## [Job]
Copy every line of the data that includes the string "this".

** start Record set **

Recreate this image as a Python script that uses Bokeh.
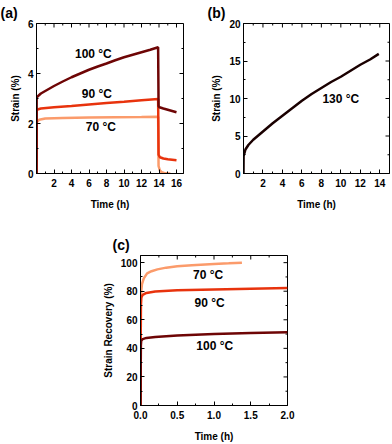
import math
from bokeh.plotting import figure
from bokeh.models import FixedTicker, Range1d, Spacer
from bokeh.layouts import column, row
from bokeh.embed import file_html
from bokeh.resources import INLINE
from bokeh.core.properties import value

# ---------------- data ----------------
# (a) creep + recovery strain
a_t100 = [0, 0.02, 0.5, 1, 2, 3, 4, 5, 6, 7, 8, 9, 10, 11, 12, 13, 13.9, 13.95, 14.05, 14.5, 15, 15.5, 16]
a_s100 = [0, 3.05, 3.2, 3.3, 3.5, 3.68, 3.85, 4.0, 4.15, 4.28, 4.4, 4.53, 4.65, 4.75, 4.85, 4.95, 5.05, 2.7, 2.65, 2.6, 2.55, 2.5, 2.45]
a_t90 = [0, 0.02, 0.5, 2, 4, 6, 8, 10, 12, 13.9, 13.95, 14.1, 14.5, 15, 16]
a_s90 = [0, 2.55, 2.6, 2.65, 2.7, 2.76, 2.82, 2.87, 2.93, 2.98, 0.75, 0.65, 0.6, 0.57, 0.53]
a_t70 = [0, 0.03, 0.3, 1, 3, 6, 9, 12, 13.9, 13.95, 14.1, 14.3, 14.6, 15, 15.3]
a_s70 = [0, 2.05, 2.15, 2.2, 2.22, 2.24, 2.25, 2.26, 2.27, 0.3, 0.12, 0.05, 0.02, 0, 0]
a_labels = ["100 °C", "90 °C", "70 °C"]
a_label_x = [6.5, 6.9, 7.35]
a_label_y = [4.8, 3.2, 1.85]
a_xrange = (0, 16.8)
a_yrange = (0, 6)

# (b) creep strain at 130 °C
b_t = [0, 0.01, 0.2, 0.5, 1, 2, 3, 4, 5, 6, 7, 8, 9, 10, 11, 12, 13, 13.9]
b_s = [0, 2.3, 3.2, 3.8, 4.5, 5.6, 6.7, 7.7, 8.7, 9.7, 10.6, 11.4, 12.2, 12.9, 13.7, 14.5, 15.2, 15.95]
b_labels = ["130 °C"]
b_label_x = [10.0]
b_label_y = [9.9]
b_xrange = (0, 15)
b_yrange = (0, 20)

# (c) strain recovery
c_t70 = [0, 0.005, 0.01, 0.02, 0.045, 0.09, 0.15, 0.23, 0.35, 0.5, 0.7, 1.0, 1.2, 1.38]
c_r70 = [0, 70, 80, 85, 89, 92.5, 94, 95.3, 96.5, 97.5, 98.2, 99, 99.5, 100]
c_t90 = [0, 0.005, 0.01, 0.03, 0.08, 0.2, 0.5, 1.0, 1.5, 2.0]
c_r90 = [0, 70, 75.5, 77.5, 78.8, 79.8, 80.6, 81.2, 81.7, 82.2]
c_t100 = [0, 0.005, 0.01, 0.03, 0.08, 0.2, 0.5, 1.0, 1.5, 2.0]
c_r100 = [0, 42, 45.5, 46.5, 47.3, 48.0, 49.0, 50.0, 50.7, 51.3]
c_labels = ["70 °C", "90 °C", "100 °C"]
c_label_x = [0.92, 0.94, 1.01]
c_label_y = [91.5, 72, 42]
c_xrange = (0, 2.0)
c_yrange = (0, 105)

# ticks
a_xticks = [0, 2, 4, 6, 8, 10, 12, 14, 16]
a_xminor = [1, 3, 5, 7, 9, 11, 13, 15]
a_yticks = [0, 2, 4, 6]
a_yminor = [1, 3, 5]
b_xticks = [0, 2, 4, 6, 8, 10, 12, 14]
b_xminor = [1, 3, 5, 7, 9, 11, 13]
b_yticks = [0, 5, 10, 15, 20]
b_yminor = [2.5, 7.5, 12.5, 17.5]
c_xticks = [0, 0.5, 1.0, 1.5, 2.0]
c_xminor = [0.25, 0.75, 1.25, 1.75]
c_yticks = [0, 20, 40, 60, 80, 100]
c_yminor = [10, 30, 50, 70, 90]

FONT = "Liberation Sans"
C100 = "#6e0505"
C90 = "#e8330d"
C70 = "#fb9b6b"


def style_axis(ax, ticks, minor, label, label_standoff, title_standoff, overrides=None):
    ax.ticker = FixedTicker(ticks=ticks, minor_ticks=minor)
    ax.major_tick_in = 4
    ax.major_tick_out = 0
    ax.minor_tick_in = 2
    ax.minor_tick_out = 0
    ax.major_tick_line_color = "black"
    ax.minor_tick_line_color = "black"
    ax.axis_line_color = "black"
    ax.major_label_text_font = FONT
    ax.major_label_text_font_style = "bold"
    ax.major_label_text_color = "black"
    ax.major_label_text_font_size = "10px"
    ax.major_label_standoff = label_standoff
    if overrides:
        ax.major_label_overrides = overrides
    ax.axis_label = label
    ax.axis_label_text_font = FONT
    ax.axis_label_text_font_style = "bold"
    ax.axis_label_text_font_size = "10px"
    ax.axis_label_text_color = "black"
    ax.axis_label_standoff = title_standoff


def make_fig(w, h, xr, yr, bl, br, bt, bb, xt, xm, yt, ym, xlabel, ylabel, panel, panel_offset, xover=None):
    p = figure(width=w, height=h, x_range=Range1d(*xr), y_range=Range1d(*yr),
               output_backend="svg", toolbar_location=None, title=panel,
               min_border_left=bl, min_border_right=br, min_border_top=bt, min_border_bottom=bb)
    p.title.align = "left"
    p.title.offset = panel_offset
    p.title.standoff = 5
    p.title.text_font = FONT
    p.title.text_font_style = "bold"
    p.title.text_font_size = "14px"
    p.title.text_color = "black"
    p.grid.visible = False
    p.outline_line_color = "black"
    p.outline_line_width = 1
    p.background_fill_color = "white"
    p.border_fill_color = "white"
    style_axis(p.xaxis[0], xt, xm, xlabel, 5, 9, xover)
    style_axis(p.yaxis[0], yt, ym, ylabel, 3, 4)
    # mirrored inward ticks on top and right edges (half of each dash is clipped by the frame)
    p.scatter(xt, [yr[1]] * len(xt), marker="dash", angle=math.pi / 2, size=8,
              line_color="black", line_width=1)
    p.scatter(xm, [yr[1]] * len(xm), marker="dash", angle=math.pi / 2, size=4,
              line_color="black", line_width=1)
    p.scatter([xr[1]] * len(yt), yt, marker="dash", size=8, line_color="black", line_width=1)
    p.scatter([xr[1]] * len(ym), ym, marker="dash", size=4, line_color="black", line_width=1)
    return p


def curve_labels(p, xs, ys, texts):
    p.text(x=xs, y=ys, text=texts, text_font=value(FONT), text_font_style="bold",
           text_font_size="12px", text_align="center", text_baseline="middle", text_color="black")


# ---------------- (a) ----------------
pa = make_fig(196, 212, a_xrange, a_yrange, 36, 13, 22, 35,
              a_xticks, a_xminor, a_yticks, a_yminor, "Time (h)", "Strain (%)", "(a)", -36, {0: ""})
pa.line(a_t70, a_s70, line_color=C70, line_width=2.5)
pa.line(a_t90, a_s90, line_color=C90, line_width=2.5)
pa.line(a_t100, a_s100, line_color=C100, line_width=2.5)
curve_labels(pa, a_label_x, a_label_y, a_labels)

# ---------------- (b) ----------------
pb = make_fig(196, 212, b_xrange, b_yrange, 47, 3, 22, 35,
              b_xticks, b_xminor, b_yticks, b_yminor, "Time (h)", "Strain (%)", "(b)", -36, {0: ""})
pb.line(b_t, b_s, line_color="#1a0000", line_width=2.5)
curve_labels(pb, b_label_x, b_label_y, b_labels)

# ---------------- (c) ----------------
pc = make_fig(201, 232, c_xrange, c_yrange, 40, 13, 43, 35,
              c_xticks, c_xminor, c_yticks, c_yminor, "Time (h)", "Strain Recovery (%)", "(c)", -28,
              {0: "0.0", 0.5: "0.5", 1.0: "1.0", 1.5: "1.5", 2.0: "2.0"})
pc.line(c_t70, c_r70, line_color=C70, line_width=2.5)
pc.line(c_t90, c_r90, line_color=C90, line_width=2.5)
pc.line(c_t100, c_r100, line_color=C100, line_width=2.5)
curve_labels(pc, c_label_x, c_label_y, c_labels)

layout = column(row(pa, pb), row(Spacer(width=99, height=232), pc))

open("out.html", "w").write(file_html(layout, INLINE))
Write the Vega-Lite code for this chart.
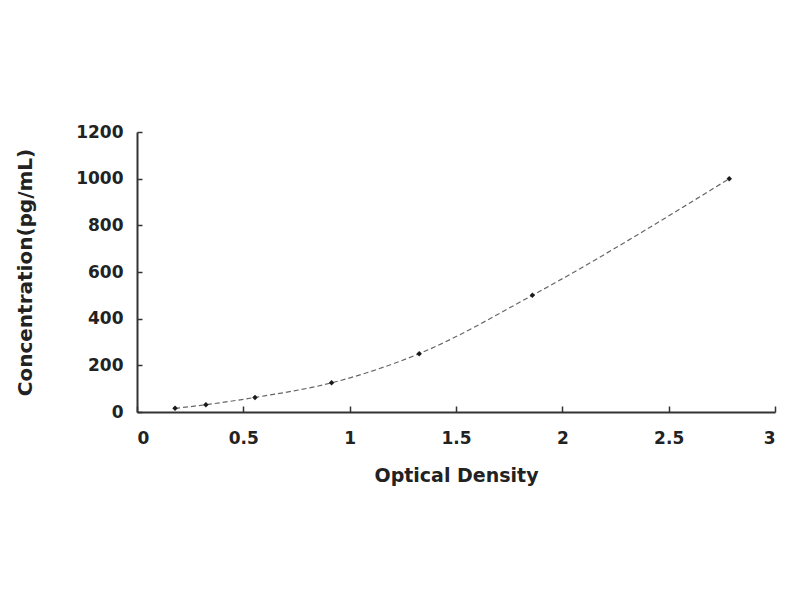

** end Record set **

## [Completed exercise]
Recreate this image as a Python script that uses Bokeh.
Write the Vega-Lite code for this chart.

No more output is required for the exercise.